** begin SOURCE RECORDS **

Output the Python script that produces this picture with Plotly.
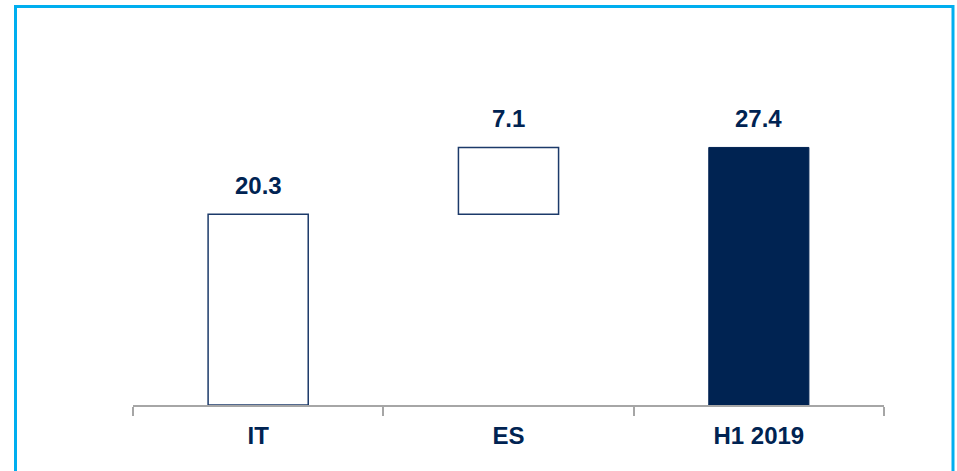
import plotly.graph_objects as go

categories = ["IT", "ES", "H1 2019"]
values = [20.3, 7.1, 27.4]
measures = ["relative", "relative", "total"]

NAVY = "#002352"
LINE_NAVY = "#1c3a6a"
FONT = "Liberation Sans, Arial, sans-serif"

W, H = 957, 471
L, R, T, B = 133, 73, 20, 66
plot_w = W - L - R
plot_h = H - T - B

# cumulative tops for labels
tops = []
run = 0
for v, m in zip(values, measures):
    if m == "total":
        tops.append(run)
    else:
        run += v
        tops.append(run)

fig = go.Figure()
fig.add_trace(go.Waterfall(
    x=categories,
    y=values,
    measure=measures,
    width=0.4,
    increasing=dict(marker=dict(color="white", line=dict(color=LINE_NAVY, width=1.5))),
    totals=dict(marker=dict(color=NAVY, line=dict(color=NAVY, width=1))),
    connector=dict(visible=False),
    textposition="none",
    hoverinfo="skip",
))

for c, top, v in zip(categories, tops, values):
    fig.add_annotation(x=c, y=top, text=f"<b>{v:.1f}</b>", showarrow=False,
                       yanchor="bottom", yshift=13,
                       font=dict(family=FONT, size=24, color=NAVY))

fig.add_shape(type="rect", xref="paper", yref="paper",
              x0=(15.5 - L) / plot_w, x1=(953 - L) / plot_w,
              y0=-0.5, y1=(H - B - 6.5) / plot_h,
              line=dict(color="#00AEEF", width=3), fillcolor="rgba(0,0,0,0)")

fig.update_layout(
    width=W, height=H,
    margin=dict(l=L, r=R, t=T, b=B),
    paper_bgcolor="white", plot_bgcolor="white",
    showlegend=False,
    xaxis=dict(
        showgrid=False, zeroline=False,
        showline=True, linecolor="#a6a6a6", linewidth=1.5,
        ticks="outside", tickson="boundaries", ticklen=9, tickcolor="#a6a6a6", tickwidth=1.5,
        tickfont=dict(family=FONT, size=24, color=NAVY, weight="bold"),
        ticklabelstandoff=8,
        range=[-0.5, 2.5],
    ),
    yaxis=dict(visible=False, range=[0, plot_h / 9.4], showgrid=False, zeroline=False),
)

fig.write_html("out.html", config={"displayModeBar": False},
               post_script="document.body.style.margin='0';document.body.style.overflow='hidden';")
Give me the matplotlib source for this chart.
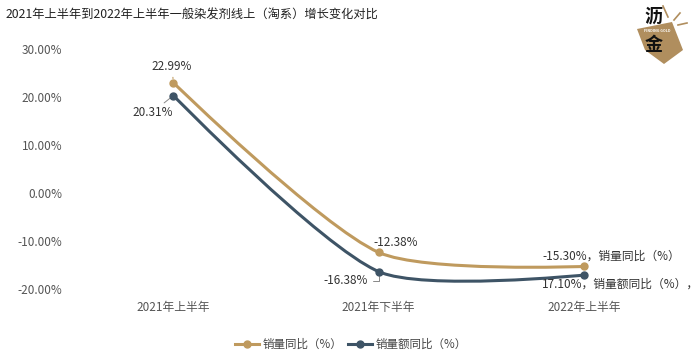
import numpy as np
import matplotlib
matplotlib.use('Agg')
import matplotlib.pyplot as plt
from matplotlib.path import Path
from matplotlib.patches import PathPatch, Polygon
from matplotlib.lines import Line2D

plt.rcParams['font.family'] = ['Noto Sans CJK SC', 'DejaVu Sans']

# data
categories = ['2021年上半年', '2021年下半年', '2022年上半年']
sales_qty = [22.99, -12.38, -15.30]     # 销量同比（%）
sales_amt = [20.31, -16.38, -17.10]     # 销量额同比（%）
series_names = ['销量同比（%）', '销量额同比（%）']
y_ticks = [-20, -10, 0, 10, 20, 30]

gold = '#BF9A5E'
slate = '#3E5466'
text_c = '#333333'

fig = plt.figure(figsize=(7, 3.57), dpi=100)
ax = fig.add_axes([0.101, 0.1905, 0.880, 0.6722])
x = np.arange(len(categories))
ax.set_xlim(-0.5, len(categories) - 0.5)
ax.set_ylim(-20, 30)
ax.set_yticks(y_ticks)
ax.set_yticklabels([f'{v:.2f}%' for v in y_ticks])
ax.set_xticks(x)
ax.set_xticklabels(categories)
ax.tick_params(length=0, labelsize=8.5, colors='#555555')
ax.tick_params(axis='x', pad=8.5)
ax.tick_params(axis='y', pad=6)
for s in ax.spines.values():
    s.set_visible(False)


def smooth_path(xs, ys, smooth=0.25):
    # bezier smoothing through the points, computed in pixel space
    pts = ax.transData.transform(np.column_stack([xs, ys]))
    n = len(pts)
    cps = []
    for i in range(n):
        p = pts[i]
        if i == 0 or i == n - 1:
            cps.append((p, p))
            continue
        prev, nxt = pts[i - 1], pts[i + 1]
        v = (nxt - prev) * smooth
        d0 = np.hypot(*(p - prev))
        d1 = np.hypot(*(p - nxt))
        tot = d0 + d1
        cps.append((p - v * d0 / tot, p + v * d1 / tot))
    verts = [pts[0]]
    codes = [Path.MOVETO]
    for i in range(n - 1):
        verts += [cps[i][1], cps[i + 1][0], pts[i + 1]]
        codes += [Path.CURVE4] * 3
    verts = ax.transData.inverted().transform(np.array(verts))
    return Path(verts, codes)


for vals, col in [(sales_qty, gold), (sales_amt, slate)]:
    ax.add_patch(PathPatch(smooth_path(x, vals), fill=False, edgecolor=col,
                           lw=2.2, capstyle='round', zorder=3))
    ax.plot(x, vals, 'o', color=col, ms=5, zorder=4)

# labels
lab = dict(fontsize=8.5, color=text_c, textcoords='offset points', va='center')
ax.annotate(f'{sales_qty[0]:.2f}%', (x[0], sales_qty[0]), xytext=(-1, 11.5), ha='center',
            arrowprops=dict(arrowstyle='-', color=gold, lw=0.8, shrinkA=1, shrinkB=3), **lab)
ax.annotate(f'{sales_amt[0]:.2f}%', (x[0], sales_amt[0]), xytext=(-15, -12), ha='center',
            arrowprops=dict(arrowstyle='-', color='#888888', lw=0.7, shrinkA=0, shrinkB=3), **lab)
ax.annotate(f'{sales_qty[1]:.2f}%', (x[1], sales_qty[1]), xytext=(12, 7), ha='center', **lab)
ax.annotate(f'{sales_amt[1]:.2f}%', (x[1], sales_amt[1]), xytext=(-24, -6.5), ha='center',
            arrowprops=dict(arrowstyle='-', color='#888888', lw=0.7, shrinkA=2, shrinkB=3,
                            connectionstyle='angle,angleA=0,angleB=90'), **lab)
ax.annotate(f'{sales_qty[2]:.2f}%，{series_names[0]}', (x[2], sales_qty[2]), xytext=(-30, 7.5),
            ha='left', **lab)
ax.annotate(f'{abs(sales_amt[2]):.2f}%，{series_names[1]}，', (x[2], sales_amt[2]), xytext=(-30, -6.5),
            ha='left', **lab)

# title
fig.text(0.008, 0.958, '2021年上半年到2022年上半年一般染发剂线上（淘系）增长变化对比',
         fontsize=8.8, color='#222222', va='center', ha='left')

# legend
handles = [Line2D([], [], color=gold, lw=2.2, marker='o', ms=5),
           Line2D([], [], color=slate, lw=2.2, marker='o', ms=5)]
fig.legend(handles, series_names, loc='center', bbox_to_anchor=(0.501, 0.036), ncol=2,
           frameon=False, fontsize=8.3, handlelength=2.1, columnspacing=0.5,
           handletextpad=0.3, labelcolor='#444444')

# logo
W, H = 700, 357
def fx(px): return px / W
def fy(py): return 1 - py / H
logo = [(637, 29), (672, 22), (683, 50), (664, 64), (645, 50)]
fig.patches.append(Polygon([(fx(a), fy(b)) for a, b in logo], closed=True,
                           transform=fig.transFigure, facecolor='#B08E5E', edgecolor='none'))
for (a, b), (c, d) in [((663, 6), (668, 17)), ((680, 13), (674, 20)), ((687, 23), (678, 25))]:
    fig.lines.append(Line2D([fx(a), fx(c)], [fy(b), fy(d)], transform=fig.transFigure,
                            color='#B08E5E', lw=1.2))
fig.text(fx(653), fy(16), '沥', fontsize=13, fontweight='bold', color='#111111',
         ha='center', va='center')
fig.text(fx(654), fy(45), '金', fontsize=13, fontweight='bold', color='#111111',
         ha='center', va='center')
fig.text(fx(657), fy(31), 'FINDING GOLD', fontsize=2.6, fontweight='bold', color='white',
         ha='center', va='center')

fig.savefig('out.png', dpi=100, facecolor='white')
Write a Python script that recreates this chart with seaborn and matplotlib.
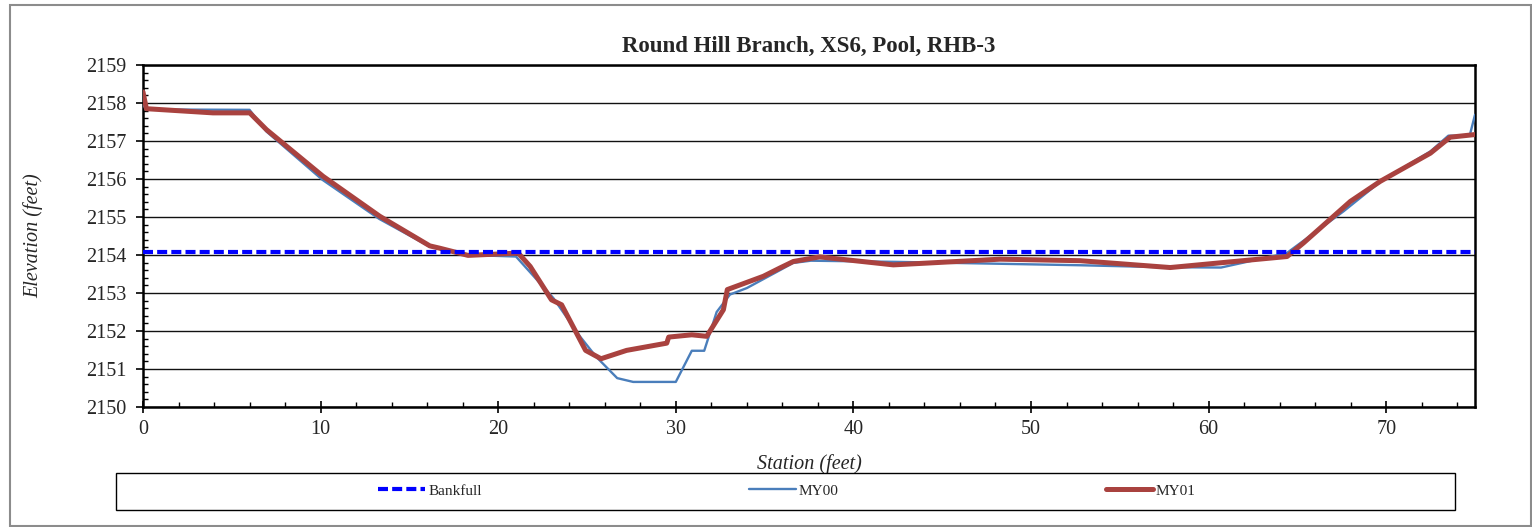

** end SOURCE RECORDS **

#### [TASK TO COMPLETE]
All lines from the start of the entries above through the line containing "plot_h = H - T - B" are to be given again exactly; the pictures are not.

#### [PROBLEM SOLUTION]
Output the Python script that produces this picture with Plotly.
import plotly.graph_objects as go

categories = ["IT", "ES", "H1 2019"]
values = [20.3, 7.1, 27.4]
measures = ["relative", "relative", "total"]

NAVY = "#002352"
LINE_NAVY = "#1c3a6a"
FONT = "Liberation Sans, Arial, sans-serif"

W, H = 957, 471
L, R, T, B = 133, 73, 20, 66
plot_w = W - L - R
plot_h = H - T - B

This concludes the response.